What you should do:
Quote the whole listing exactly. Leave the pictures out of your copy.

Source excerpt:
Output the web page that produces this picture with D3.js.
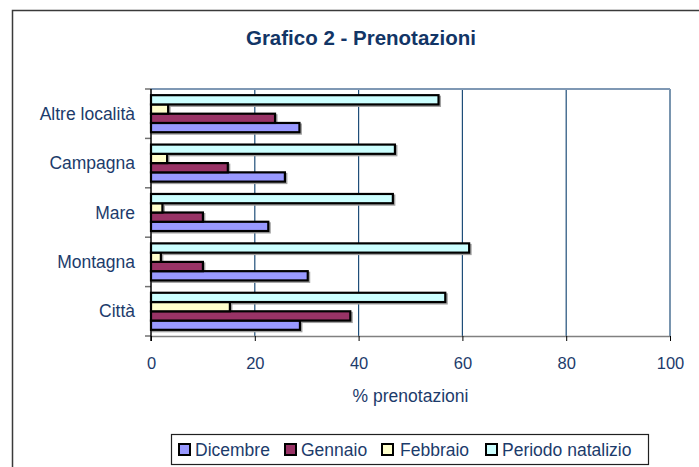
<!DOCTYPE html>
<html>
<head>
<meta charset="utf-8">
<script src="https://cdn.jsdelivr.net/npm/d3@7"></script>
<style>
  body { margin: 0; background: #fff; }
  svg { font-family: "Liberation Sans", Arial, sans-serif; }
</style>
</head>
<body>
<div id="chart"></div>
<script>
var categories = ["Altre località", "Campagna", "Mare", "Montagna", "Città"];
var seriesNames = ["Dicembre", "Gennaio", "Febbraio", "Periodo natalizio"];
var dicembre = [28.6, 25.8, 22.6, 30.2, 28.7];
var gennaio = [23.9, 14.8, 10.0, 10.0, 38.4];
var febbraio = [3.3, 3.1, 2.2, 1.9, 15.2];
var periodoNatalizio = [55.4, 47.0, 46.6, 61.3, 56.7];
var xTicks = [0, 20, 40, 60, 80, 100];
var colors = ["#9999ff", "#993366", "#ffffcc", "#ccffff"];

var width = 699, height = 467;
var textColor = "#1c3b6b";
var plot = {left: 151, right: 670, top: 89, bottom: 336};

var seriesValues = [dicembre, gennaio, febbraio, periodoNatalizio];
var data = categories.map(function(c, i){
  return {cat: c, values: seriesNames.map(function(s, j){
    return {name: s, value: seriesValues[j][i], color: colors[j]};
  })};
});

var svg = d3.select("#chart").append("svg")
  .attr("width", width)
  .attr("height", height);

// outer frame (runs off the picture on the right and bottom)
svg.append("rect")
  .attr("x", 12.5).attr("y", 10.5)
  .attr("width", 740).attr("height", 520)
  .attr("fill", "#fff")
  .attr("stroke", "#3a3a3a")
  .attr("stroke-width", 1.5);

svg.append("text")
  .attr("x", 361).attr("y", 45)
  .attr("text-anchor", "middle")
  .attr("font-size", 20.5)
  .attr("font-weight", "bold")
  .attr("fill", "#123566")
  .text("Grafico 2 - Prenotazioni");

var xScale = d3.scaleLinear().domain([0, 100]).range([plot.left, plot.right]);
var yScale = d3.scaleBand().domain(categories).range([plot.top, plot.bottom])
  .paddingInner(0.25).paddingOuter(0.125);
// top to bottom inside a group: Periodo natalizio, Febbraio, Gennaio, Dicembre
var ySub = d3.scaleBand().domain(seriesNames.slice().reverse()).range([0, yScale.bandwidth()]);

// gridlines
svg.append("g")
  .selectAll("line")
  .data(xTicks.slice(1))
  .join("line")
  .attr("x1", d => xScale(d)).attr("x2", d => xScale(d))
  .attr("y1", plot.top).attr("y2", plot.bottom)
  .attr("stroke", "#1f4e79")
  .attr("stroke-width", 1.2);

// top border of plot
svg.append("line")
  .attr("x1", plot.left).attr("x2", plot.right)
  .attr("y1", plot.top).attr("y2", plot.top)
  .attr("stroke", "#7f98b4").attr("stroke-width", 2);

// x axis
var xAxis = svg.append("g")
  .attr("transform", "translate(0," + plot.bottom + ")")
  .call(d3.axisBottom(xScale).tickValues(xTicks).tickSize(5).tickSizeOuter(0));
xAxis.select(".domain").attr("stroke", "#808080").attr("stroke-width", 1.5);
xAxis.selectAll(".tick line").attr("stroke", "#000");
xAxis.selectAll(".tick text")
  .attr("font-size", 16.5)
  .attr("font-family", "Liberation Sans, Arial, sans-serif")
  .attr("fill", textColor)
  .attr("y", 33)
  .attr("dy", 0);

svg.append("text")
  .attr("x", xScale(50)).attr("y", 402)
  .attr("text-anchor", "middle")
  .attr("font-size", 17.5)
  .attr("fill", textColor)
  .text("% prenotazioni");

// y axis ticks at group boundaries
var step = yScale.step();
var bounds = d3.range(categories.length + 1).map(i => plot.top + i * step);
svg.append("g")
  .selectAll("line")
  .data(bounds)
  .join("line")
  .attr("x1", plot.left - 6).attr("x2", plot.left)
  .attr("y1", d => d).attr("y2", d => d)
  .attr("stroke", "#707070").attr("stroke-width", 1.5);

svg.append("g")
  .selectAll("text")
  .data(categories)
  .join("text")
  .attr("x", 135)
  .attr("y", d => yScale(d) + yScale.bandwidth() / 2 + 6)
  .attr("text-anchor", "end")
  .attr("font-size", 17.5)
  .attr("fill", textColor)
  .text(d => d);

// bars
var group = svg.append("g").selectAll("g.bar-group")
  .data(data)
  .join("g")
  .attr("class", "bar-group")
  .attr("transform", d => "translate(0," + yScale(d.cat) + ")");

group.selectAll("rect.shadow")
  .data(d => d.values)
  .join("rect")
  .attr("class", "shadow")
  .attr("x", xScale(0) + 1.5)
  .attr("y", d => ySub(d.name) + 1.5)
  .attr("width", d => xScale(d.value) - xScale(0))
  .attr("height", ySub.bandwidth())
  .attr("fill", "none")
  .attr("stroke", "#a0a0a0")
  .attr("stroke-width", 2);

group.selectAll("rect.bar")
  .data(d => d.values)
  .join("rect")
  .attr("class", "bar")
  .attr("x", xScale(0))
  .attr("y", d => ySub(d.name))
  .attr("width", d => xScale(d.value) - xScale(0))
  .attr("height", ySub.bandwidth())
  .attr("fill", d => d.color)
  .attr("stroke", "#000")
  .attr("stroke-width", 2.2);

// left axis line
svg.append("line")
  .attr("x1", plot.left).attr("x2", plot.left)
  .attr("y1", plot.top).attr("y2", plot.bottom + 5)
  .attr("stroke", "#000").attr("stroke-width", 1.5);

// legend
var legend = svg.append("g");
legend.append("rect")
  .attr("x", 171.5).attr("y", 434.5)
  .attr("width", 477).attr("height", 30)
  .attr("fill", "#fff")
  .attr("stroke", "#202020").attr("stroke-width", 1.2);

var legendX = [179, 285, 382, 486];
var legendItems = legend.selectAll("g")
  .data(seriesNames)
  .join("g")
  .attr("transform", (d, i) => "translate(" + legendX[i] + ",444)");

legendItems.append("rect")
  .attr("width", 11).attr("height", 11)
  .attr("fill", (d, i) => colors[i])
  .attr("stroke", "#000").attr("stroke-width", 2);

legendItems.append("text")
  .attr("x", (d, i) => i == 2 ? 18 : 16)
  .attr("y", 12)
  .attr("font-size", 17.5)
  .attr("fill", textColor)
  .text(d => d);
</script>
</body>
</html>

Task response:
Output the web page that produces this picture with D3.js.
<!DOCTYPE html>
<html>
<head>
<meta charset="utf-8">
<script src="https://cdn.jsdelivr.net/npm/d3@7"></script>
<style>
  body { margin: 0; background: #fff; }
  svg { font-family: "Liberation Sans", Arial, sans-serif; }
</style>
</head>
<body>
<div id="chart"></div>
<script>
var categories = ["Altre località", "Campagna", "Mare", "Montagna", "Città"];
var seriesNames = ["Dicembre", "Gennaio", "Febbraio", "Periodo natalizio"];
var dicembre = [28.6, 25.8, 22.6, 30.2, 28.7];
var gennaio = [23.9, 14.8, 10.0, 10.0, 38.4];
var febbraio = [3.3, 3.1, 2.2, 1.9, 15.2];
var periodoNatalizio = [55.4, 47.0, 46.6, 61.3, 56.7];
var xTicks = [0, 20, 40, 60, 80, 100];
var colors = ["#9999ff", "#993366", "#ffffcc", "#ccffff"];

var width = 699, height = 467;
var textColor = "#1c3b6b";
var plot = {left: 151, right: 670, top: 89, bottom: 336};

var seriesValues = [dicembre, gennaio, febbraio, periodoNatalizio];
var data = categories.map(function(c, i){
  return {cat: c, values: seriesNames.map(function(s, j){
    return {name: s, value: seriesValues[j][i], color: colors[j]};
  })};
});

var svg = d3.select("#chart").append("svg")
  .attr("width", width)
  .attr("height", height);

// outer frame (runs off the picture on the right and bottom)
svg.append("rect")
  .attr("x", 12.5).attr("y", 10.5)
  .attr("width", 740).attr("height", 520)
  .attr("fill", "#fff")
  .attr("stroke", "#3a3a3a")
  .attr("stroke-width", 1.5);

svg.append("text")
  .attr("x", 361).attr("y", 45)
  .attr("text-anchor", "middle")
  .attr("font-size", 20.5)
  .attr("font-weight", "bold")
  .attr("fill", "#123566")
  .text("Grafico 2 - Prenotazioni");

var xScale = d3.scaleLinear().domain([0, 100]).range([plot.left, plot.right]);
var yScale = d3.scaleBand().domain(categories).range([plot.top, plot.bottom])
  .paddingInner(0.25).paddingOuter(0.125);
// top to bottom inside a group: Periodo natalizio, Febbraio, Gennaio, Dicembre
var ySub = d3.scaleBand().domain(seriesNames.slice().reverse()).range([0, yScale.bandwidth()]);

// gridlines
svg.append("g")
  .selectAll("line")
  .data(xTicks.slice(1))
  .join("line")
  .attr("x1", d => xScale(d)).attr("x2", d => xScale(d))
  .attr("y1", plot.top).attr("y2", plot.bottom)
  .attr("stroke", "#1f4e79")
  .attr("stroke-width", 1.2);

// top border of plot
svg.append("line")
  .attr("x1", plot.left).attr("x2", plot.right)
  .attr("y1", plot.top).attr("y2", plot.top)
  .attr("stroke", "#7f98b4").attr("stroke-width", 2);

// x axis
var xAxis = svg.append("g")
  .attr("transform", "translate(0," + plot.bottom + ")")
  .call(d3.axisBottom(xScale).tickValues(xTicks).tickSize(5).tickSizeOuter(0));
xAxis.select(".domain").attr("stroke", "#808080").attr("stroke-width", 1.5);
xAxis.selectAll(".tick line").attr("stroke", "#000");
xAxis.selectAll(".tick text")
  .attr("font-size", 16.5)
  .attr("font-family", "Liberation Sans, Arial, sans-serif")
  .attr("fill", textColor)
  .attr("y", 33)
  .attr("dy", 0);

svg.append("text")
  .attr("x", xScale(50)).attr("y", 402)
  .attr("text-anchor", "middle")
  .attr("font-size", 17.5)
  .attr("fill", textColor)
  .text("% prenotazioni");

// y axis ticks at group boundaries
var step = yScale.step();
var bounds = d3.range(categories.length + 1).map(i => plot.top + i * step);
svg.append("g")
  .selectAll("line")
  .data(bounds)
  .join("line")
  .attr("x1", plot.left - 6).attr("x2", plot.left)
  .attr("y1", d => d).attr("y2", d => d)
  .attr("stroke", "#707070").attr("stroke-width", 1.5);

svg.append("g")
  .selectAll("text")
  .data(categories)
  .join("text")
  .attr("x", 135)
  .attr("y", d => yScale(d) + yScale.bandwidth() / 2 + 6)
  .attr("text-anchor", "end")
  .attr("font-size", 17.5)
  .attr("fill", textColor)
  .text(d => d);

// bars
var group = svg.append("g").selectAll("g.bar-group")
  .data(data)
  .join("g")
  .attr("class", "bar-group")
  .attr("transform", d => "translate(0," + yScale(d.cat) + ")");

group.selectAll("rect.shadow")
  .data(d => d.values)
  .join("rect")
  .attr("class", "shadow")
  .attr("x", xScale(0) + 1.5)
  .attr("y", d => ySub(d.name) + 1.5)
  .attr("width", d => xScale(d.value) - xScale(0))
  .attr("height", ySub.bandwidth())
  .attr("fill", "none")
  .attr("stroke", "#a0a0a0")
  .attr("stroke-width", 2);

group.selectAll("rect.bar")
  .data(d => d.values)
  .join("rect")
  .attr("class", "bar")
  .attr("x", xScale(0))
  .attr("y", d => ySub(d.name))
  .attr("width", d => xScale(d.value) - xScale(0))
  .attr("height", ySub.bandwidth())
  .attr("fill", d => d.color)
  .attr("stroke", "#000")
  .attr("stroke-width", 2.2);

// left axis line
svg.append("line")
  .attr("x1", plot.left).attr("x2", plot.left)
  .attr("y1", plot.top).attr("y2", plot.bottom + 5)
  .attr("stroke", "#000").attr("stroke-width", 1.5);

// legend
var legend = svg.append("g");
legend.append("rect")
  .attr("x", 171.5).attr("y", 434.5)
  .attr("width", 477).attr("height", 30)
  .attr("fill", "#fff")
  .attr("stroke", "#202020").attr("stroke-width", 1.2);

var legendX = [179, 285, 382, 486];
var legendItems = legend.selectAll("g")
  .data(seriesNames)
  .join("g")
  .attr("transform", (d, i) => "translate(" + legendX[i] + ",444)");

legendItems.append("rect")
  .attr("width", 11).attr("height", 11)
  .attr("fill", (d, i) => colors[i])
  .attr("stroke", "#000").attr("stroke-width", 2);

legendItems.append("text")
  .attr("x", (d, i) => i == 2 ? 18 : 16)
  .attr("y", 12)
  .attr("font-size", 17.5)
  .attr("fill", textColor)
  .text(d => d);
</script>
</body>
</html>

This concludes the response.